● Direction:
Pictures stay out. Extract the lines below from the first one through the line with "25.4, 25.2, 25.1];", both included.

● Code that draws figures:
***

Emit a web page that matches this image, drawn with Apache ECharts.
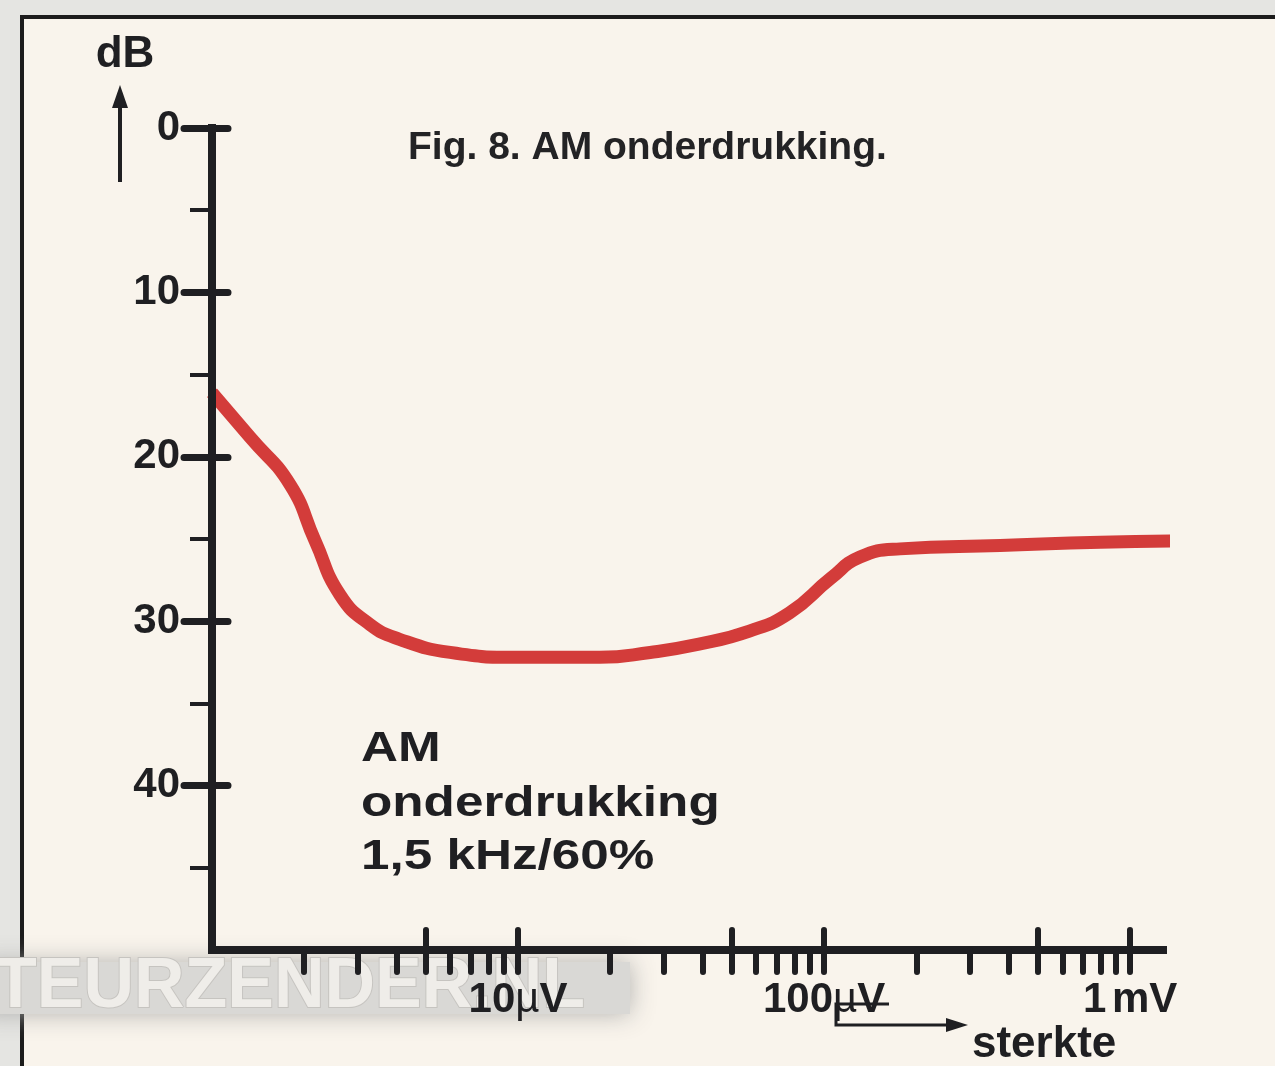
<!DOCTYPE html>
<html>
<head>
<meta charset="utf-8">
<title>Fig. 8. AM onderdrukking</title>
<script src="https://cdn.jsdelivr.net/npm/echarts@6/dist/echarts.min.js"></script>
<style>
html, body { margin: 0; padding: 0; background: #e5e5e2; }
#chart { width: 1275px; height: 1066px; }
</style>
</head>
<body>
<div id="chart"></div>
<script>
// signal strength (µV) against AM suppression (dB)
const strengthUV = [1, 1.33, 1.8, 2.17, 2.62, 3.28, 4.1, 6, 10, 18.5, 27, 39, 57, 77, 105, 131, 177, 376, 800, 1700];
const suppressionDb = [16.1, 18.8, 21.7, 25.1, 28.4, 30.2, 31.1, 31.9, 32.2, 32.2, 31.9, 31.4, 30.6, 29.5, 27.4, 26.1, 25.6, 25.4, 25.2, 25.1];

// axis ticks
const dbLabels = [0, 10, 20, 30, 40];
const dbMinorTicks = [5, 15, 25, 35, 45];
const uvTicks = [2, 3, 4, 5, 6, 7, 8, 9, 10, 20, 30, 40, 50, 60, 70, 80, 90, 100, 200, 300, 400, 500, 600, 700, 800, 900, 1000];
const uvLongTicks = [5, 10, 50, 100, 500, 1000];
const uvLabels = [10, 100, 1000];

const FONT = '"Liberation Sans", Arial, Helvetica, sans-serif';
const INK = '#1f1f22';

let chart = echarts.init(document.getElementById('chart'));

const uvFormatter = (v) => {
    if (v >= 1000) return '{n|' + (v / 1000) + '}{s| }{n|mV}';
    return '{n|' + v + '}{u|µ}{n|V}';
};

const baseX = {
    type: 'log',
    logBase: 10,
    min: 1,
    max: 1280,
    position: 'bottom',
    splitLine: { show: false },
    minorTick: { show: false },
    axisLine: { show: false, onZero: false },
    axisLabel: { show: false },
    z: 6
};
const baseY = {
    type: 'value',
    inverse: true,
    min: 0,
    max: 50,
    interval: 10,
    position: 'left',
    splitLine: { show: false },
    axisLine: { show: false, onZero: false },
    axisLabel: { show: false },
    z: 6
};

let option = {
    backgroundColor: '#e5e5e2',
    animation: false,
    grid: {
        left: 212,
        right: 112,
        top: 128,
        bottom: 116,
        containLabel: false
    },
    title: {
        text: 'Fig. 8. AM onderdrukking.',
        left: 403,
        top: 124,
        textStyle: { fontFamily: FONT, fontSize: 39, fontWeight: 'bold', color: '#232325' }
    },
    xAxis: [
        Object.assign({}, baseX, {
            axisLine: { show: true, onZero: false, lineStyle: { color: INK, width: 8, cap: 'square' } },
            axisTick: {
                show: true, inside: false, length: 22, customValues: uvTicks,
                lineStyle: { color: INK, width: 6, cap: 'round' }
            },
            axisLabel: {
                show: true,
                customValues: uvLabels,
                margin: 29,
                formatter: uvFormatter,
                rich: {
                    n: { fontFamily: FONT, fontSize: 42, fontWeight: 'bold', color: INK, lineHeight: 42 },
                    u: { fontFamily: FONT, fontSize: 42, fontWeight: 'normal', color: INK, lineHeight: 42 },
                    s: { fontFamily: FONT, fontSize: 20, lineHeight: 42 }
                }
            }
        }),
        Object.assign({}, baseX, {
            axisTick: {
                show: true, inside: true, length: 20, customValues: uvLongTicks,
                lineStyle: { color: INK, width: 6, cap: 'round' }
            }
        })
    ],
    yAxis: [
        Object.assign({}, baseY, {
            axisLine: { show: true, onZero: false, lineStyle: { color: INK, width: 8, cap: 'square' } },
            axisTick: {
                show: true, inside: false, length: 22, customValues: dbMinorTicks,
                lineStyle: { color: INK, width: 4 }
            },
            axisLabel: {
                show: true,
                customValues: dbLabels,
                margin: 32,
                fontFamily: FONT,
                fontSize: 42,
                fontWeight: 'bold',
                color: INK
            }
        }),
        Object.assign({}, baseY, {
            axisTick: {
                show: true, inside: false, length: 28, customValues: dbLabels,
                lineStyle: { color: INK, width: 7, cap: 'round' }
            }
        }),
        Object.assign({}, baseY, {
            axisTick: {
                show: true, inside: true, length: 16, customValues: dbLabels,
                lineStyle: { color: INK, width: 7, cap: 'round' }
            }
        })
    ],
    series: [{
        name: 'AM onderdrukking',
        type: 'line',
        xAxisIndex: 0,
        yAxisIndex: 0,
        data: strengthUV.map((v, i) => [v, suppressionDb[i]]),
        smooth: 0.5,
        symbol: 'none',
        clip: false,
        silent: true,
        z: 3,
        lineStyle: { color: '#d33c3a', width: 13, cap: 'butt', join: 'round' }
    }],
    graphic: [
        // page frame
        {
            type: 'rect', z: -10,
            shape: { x: 22, y: 17, width: 1300, height: 1100 },
            style: { fill: '#f9f4ec', stroke: '#1c1c1c', lineWidth: 4 }
        },
        // watermark band and lettering
        {
            type: 'rect', z: -6,
            shape: { x: -20, y: 962, width: 650, height: 52 },
            style: { fill: '#d9d8d5', shadowColor: 'rgba(170,170,168,0.9)', shadowBlur: 24 }
        },
        {
            type: 'text', z: -5, x: -6, y: 988,
            style: {
                text: 'TEURZENDER.NL', font: 'bold 70px ' + FONT,
                fill: '#efede9', stroke: '#c6c4c0', lineWidth: 2,
                verticalAlign: 'middle', align: 'left'
            }
        },
        // y unit with arrow
        {
            type: 'text', x: 125, y: 55,
            style: { text: 'dB', font: 'bold 44px ' + FONT, fill: INK, align: 'center', verticalAlign: 'middle' }
        },
        {
            type: 'line',
            shape: { x1: 120, y1: 182, x2: 120, y2: 102 },
            style: { stroke: INK, lineWidth: 4 }
        },
        {
            type: 'polygon',
            shape: { points: [[120, 85], [112, 108], [128, 108]] },
            style: { fill: INK }
        },
        // curve annotation
        {
            type: 'text', x: 361, y: 749, scaleX: 1.22,
            style: { text: 'AM', font: 'bold 42px ' + FONT, fill: INK, verticalAlign: 'middle' }
        },
        {
            type: 'text', x: 361, y: 804, scaleX: 1.22,
            style: { text: 'onderdrukking', font: 'bold 42px ' + FONT, fill: INK, verticalAlign: 'middle' }
        },
        {
            type: 'text', x: 361, y: 857, scaleX: 1.22,
            style: { text: '1,5 kHz/60%', font: 'bold 42px ' + FONT, fill: INK, verticalAlign: 'middle' }
        },
        // x unit with bent arrow
        {
            type: 'polyline',
            shape: { points: [[889, 1004], [836, 1004], [836, 1025], [950, 1025]] },
            style: { stroke: INK, lineWidth: 3, fill: null }
        },
        {
            type: 'polygon',
            shape: { points: [[946, 1018], [968, 1025], [946, 1032]] },
            style: { fill: INK }
        },
        {
            type: 'text', x: 972, y: 1045,
            style: { text: 'sterkte', font: 'bold 44px ' + FONT, fill: INK, verticalAlign: 'middle' }
        }
    ]
};

chart.setOption(option);
</script>
</body>
</html>
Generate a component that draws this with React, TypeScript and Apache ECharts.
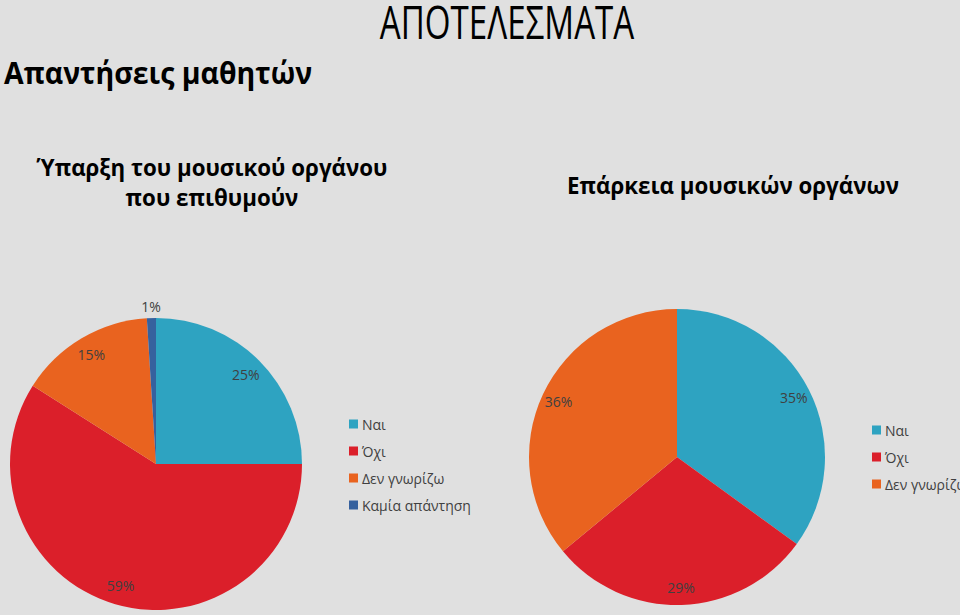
import React, { useEffect, useRef } from "react";
import * as echarts from "echarts";

const names1 = ["Ναι", "Όχι", "Δεν γνωρίζω", "Καμία απάντηση"];
const values1 = [25, 59, 15, 1];
const names2 = ["Ναι", "Όχι", "Δεν γνωρίζω"];
const values2 = [35, 29, 36];
const colors = ["#2ea3c1", "#db1f2a", "#e9631f", "#36619e"];

const mainTitle = "ΑΠΟΤΕΛΕΣΜΑΤΑ";
const subTitle = "Απαντήσεις μαθητών";
const chart1Title = ["Ύπαρξη του μουσικού οργάνου", "που επιθυμούν"];
const chart2Title = "Επάρκεια μουσικών οργάνων";

const FONT = '"Open Sans", "Noto Sans", sans-serif';

export default function App() {
  const ref = useRef<HTMLDivElement>(null);
  useEffect(() => {
    if (!ref.current) return;
    const chart = echarts.init(ref.current, null, { renderer: "svg" });
    const data1 = names1.map((n, i) => ({ name: n, value: values1[i], itemStyle: { color: colors[i] } }));
    const data2 = names2.map((n, i) => ({ name: n, value: values2[i], itemStyle: { color: colors[i] } }));
    const labelStyle = { color: "#404040", fontSize: 14, fontFamily: FONT };
    const overlay1 = names1.map((n, i) => ({
      name: n,
      value: values1[i],
      itemStyle: { color: "transparent" },
      label: { show: values1[i] >= 5 },
    }));
    const overlay1Outer = names1.map((n, i) => ({
      name: n,
      value: values1[i],
      itemStyle: { color: "transparent" },
      label: { show: values1[i] < 5 },
    }));
    const overlay2 = names2.map((n, i) => ({ name: n, value: values2[i], itemStyle: { color: "transparent" } }));
    const textEl = (text: string, x: number, y: number, size: number, weight: string, sx = 1, align = "center") => ({
      type: "text",
      x,
      y,
      scaleX: sx,
      style: {
        text,
        fill: "#000",
        font: `${weight} ${size}px ${FONT}`,
        textAlign: align,
        textVerticalAlign: "middle",
        align,
        verticalAlign: "middle",
      },
    });
    const overlayCommon = {
      type: "pie",
      startAngle: 90,
      clockwise: true,
      labelLine: { show: false },
      emphasis: { disabled: true },
      silent: true,
    };
    chart.setOption({
      animation: false,
      backgroundColor: "#e0e0e0",
      graphic: [
        textEl(mainTitle, 507, 21, 46, "normal", 0.72),
        textEl(subTitle, 4, 73, 30, "bold", 0.95, "left"),
        textEl(chart1Title[0], 212, 167, 24, "bold", 0.93),
        textEl(chart1Title[1], 212, 197, 24, "bold", 0.93),
        textEl(chart2Title, 733, 185, 24, "bold", 0.93),
      ],
      legend: [
        {
          data: names1,
          orient: "vertical",
          left: 349,
          top: 417,
          padding: 0,
          itemWidth: 9,
          itemHeight: 9,
          itemGap: 13,
          icon: "rect",
          textStyle: { color: "#404040", fontSize: 14, fontFamily: FONT, padding: [0, 0, 0, -1] },
        },
        {
          data: names2,
          orient: "vertical",
          left: 872,
          top: 423,
          padding: 0,
          itemWidth: 9,
          itemHeight: 9,
          itemGap: 13,
          icon: "rect",
          textStyle: { color: "#404040", fontSize: 14, fontFamily: FONT, padding: [0, 0, 0, -1] },
        },
      ],
      series: [
        {
          type: "pie",
          center: [156, 464],
          radius: 146,
          startAngle: 90,
          clockwise: true,
          data: data1,
          label: { show: false },
          labelLine: { show: false },
          emphasis: { disabled: true },
          silent: true,
        },
        {
          type: "pie",
          center: [677, 457],
          radius: 148,
          startAngle: 90,
          clockwise: true,
          data: data2,
          label: { show: false },
          labelLine: { show: false },
          emphasis: { disabled: true },
          silent: true,
        },
        {
          ...overlayCommon,
          center: [156, 464],
          radius: [100, 148],
          data: overlay1,
          label: { position: "inside", formatter: "{c}%", ...labelStyle },
        },
        {
          ...overlayCommon,
          center: [156, 464],
          radius: [146, 164],
          data: overlay1Outer,
          label: { position: "inside", formatter: "{c}%", ...labelStyle },
        },
        {
          ...overlayCommon,
          center: [677, 457],
          radius: [106, 150],
          data: overlay2,
          label: { show: true, position: "inside", formatter: "{c}%", ...labelStyle },
        },
      ],
    });
    return () => chart.dispose();
  }, []);
  return <div ref={ref} style={{ position: "fixed", left: 0, top: 0, width: 960, height: 615 }} />;
}
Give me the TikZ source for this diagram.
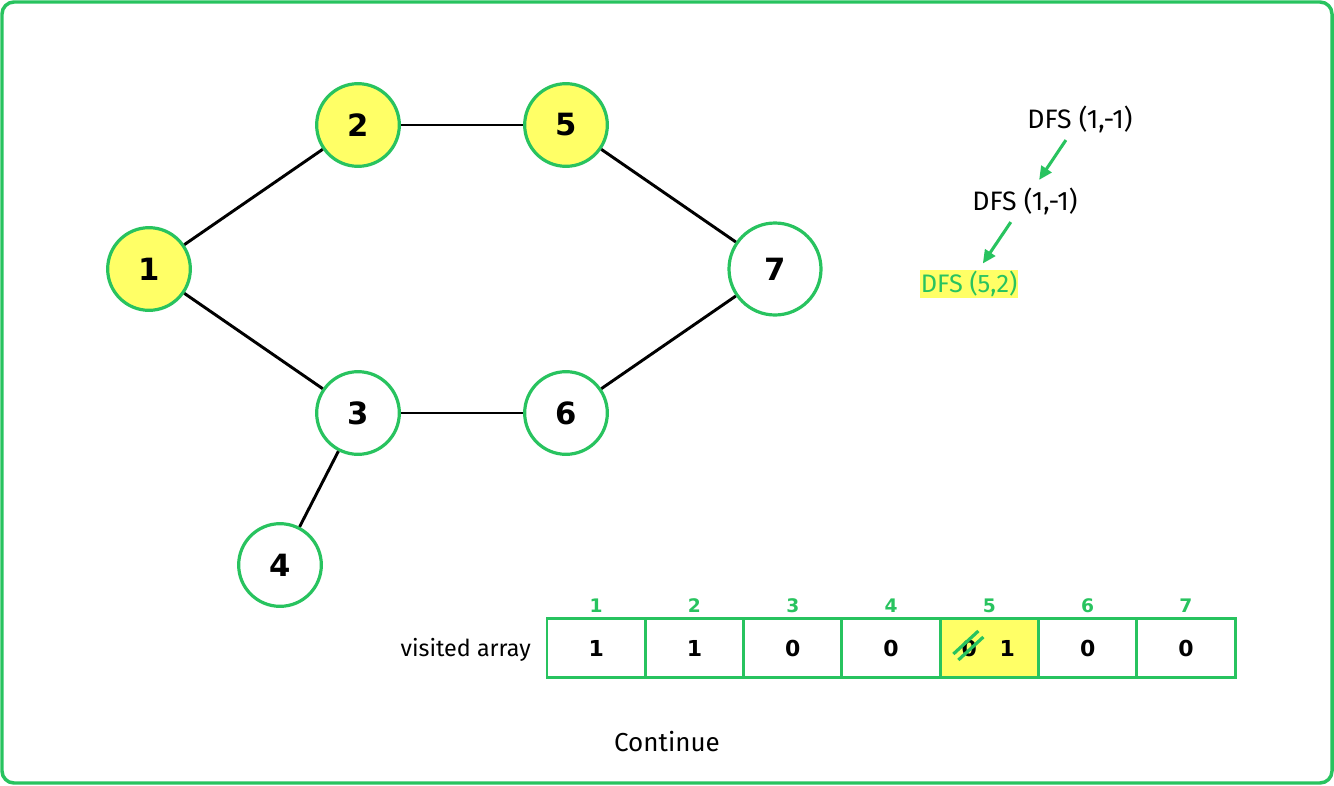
\documentclass[tikz,border=0pt]{standalone}
\usepackage{fontspec}
\setmainfont{Fira Sans}
\newfontfamily\numfont{DejaVu Sans}
\usetikzlibrary{positioning,calc,arrows.meta}

\definecolor{gfggreen}{RGB}{40,195,95}
\definecolor{hlyellow}{RGB}{255,255,102}

\begin{document}
\begin{tikzpicture}[x=0.75pt,y=-0.75pt]
    \useasboundingbox (0,0) rectangle (1334,785);
    \draw[gfggreen, line width=2.6pt, rounded corners=9pt] (2,2) rectangle (1332,783);

    % the graph
    \begin{scope}[
            every node/.style={circle, draw=gfggreen, line width=2.4pt, fill=white,
                minimum size=62pt, inner sep=0pt, font=\numfont\bfseries\fontsize{23}{27}\selectfont},
            every edge/.style={draw, black, line width=2.2pt},
            seen/.style={fill=hlyellow}
        ]

        \node[seen] (1) at (149,269) {1};
        \node[seen] (2) at (358,125) {2};
        \node[seen] (5) at (566,125) {5};
        \node[minimum size=69pt] (7) at (775,269) {7};
        \node (3) at (358,413) {3};
        \node (6) at (566,413) {6};
        \node (4) at (280,565) {4};

        \path (1) edge (2);
        \path (2) edge (5);
        \path (5) edge (7);
        \path (1) edge (3);
        \path (3) edge (6);
        \path (6) edge (7);
        \path (3) edge (4);
    \end{scope}

    % call stack
    \begin{scope}[
            every node/.style={inner sep=3pt, font=\fontsize{20}{24}\selectfont},
            call/.style={-{Triangle[length=10pt,width=9pt]}, gfggreen, line width=2.3pt, shorten <=3pt, shorten >=3pt}
        ]
        \node (d1) at (1080,119) {DFS (1,-1)};
        \node (d2) at (1025,201) {DFS (1,-1)};
        \node[fill=hlyellow, text=gfggreen, inner sep=0.6pt, font=\fontsize{19}{23}\selectfont] (d3) at (969,284) {DFS (5,2)};

        \draw[call] (d1) -- (d2);
        \draw[call, shorten >=6pt] (d2) -- (d3);
    \end{scope}

    % visited array
    \tikzset{
        cell/.style={draw=gfggreen, line width=2.2pt, minimum width=73.7pt, minimum height=44pt,
            inner sep=0pt, font=\numfont\bfseries\fontsize{16.5}{19}\selectfont},
        idx/.style={text=gfggreen, inner sep=0pt, font=\numfont\bfseries\fontsize{14}{16}\selectfont}
    }
    \foreach \val [count=\i] in {1,1,0,0,1,0,0} {
        \ifnum\i=5 \def\cellfill{hlyellow}\else\def\cellfill{white}\fi
        \node[cell, fill=\cellfill] (v\i) at ({547+98.3*(\i-0.5)},648) {\ifnum\i=5 \else\val\fi};
        \node[idx, above=3pt of v\i] {\i};
    }
    \node[inner sep=0pt, font=\numfont\bfseries\fontsize{16.5}{19}\selectfont] (old) at ($(v5)+(-20,0)$) {0};
    \node[inner sep=0pt, font=\numfont\bfseries\fontsize{16.5}{19}\selectfont] (new) at ($(v5)+(18,0)$) {1};
    \draw[gfggreen, line width=2.4pt] ($(old)+(-16,6)$) -- ($(old)+(9,-17)$);
    \draw[gfggreen, line width=2.4pt] ($(old)+(-11,12)$) -- ($(old)+(14,-11)$);

    \node[anchor=east, inner sep=0pt, font=\fontsize{17.5}{21}\selectfont] (lbl) at (531,650) {visited array};
    \node[font=\fontsize{19.5}{23}\selectfont] (cont) at (667,742) {Continue};
\end{tikzpicture}
\end{document}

***

● Problem solution:
Emit a web page that matches this image, drawn with Apache ECharts.
<!DOCTYPE html>
<html>
<head>
<meta charset="utf-8">
<title>Fig. 8. AM onderdrukking</title>
<script src="https://cdn.jsdelivr.net/npm/echarts@6/dist/echarts.min.js"></script>
<style>
html, body { margin: 0; padding: 0; background: #e5e5e2; }
#chart { width: 1275px; height: 1066px; }
</style>
</head>
<body>
<div id="chart"></div>
<script>
// signal strength (µV) against AM suppression (dB)
const strengthUV = [1, 1.33, 1.8, 2.17, 2.62, 3.28, 4.1, 6, 10, 18.5, 27, 39, 57, 77, 105, 131, 177, 376, 800, 1700];
const suppressionDb = [16.1, 18.8, 21.7, 25.1, 28.4, 30.2, 31.1, 31.9, 32.2, 32.2, 31.9, 31.4, 30.6, 29.5, 27.4, 26.1, 25.6, 25.4, 25.2, 25.1];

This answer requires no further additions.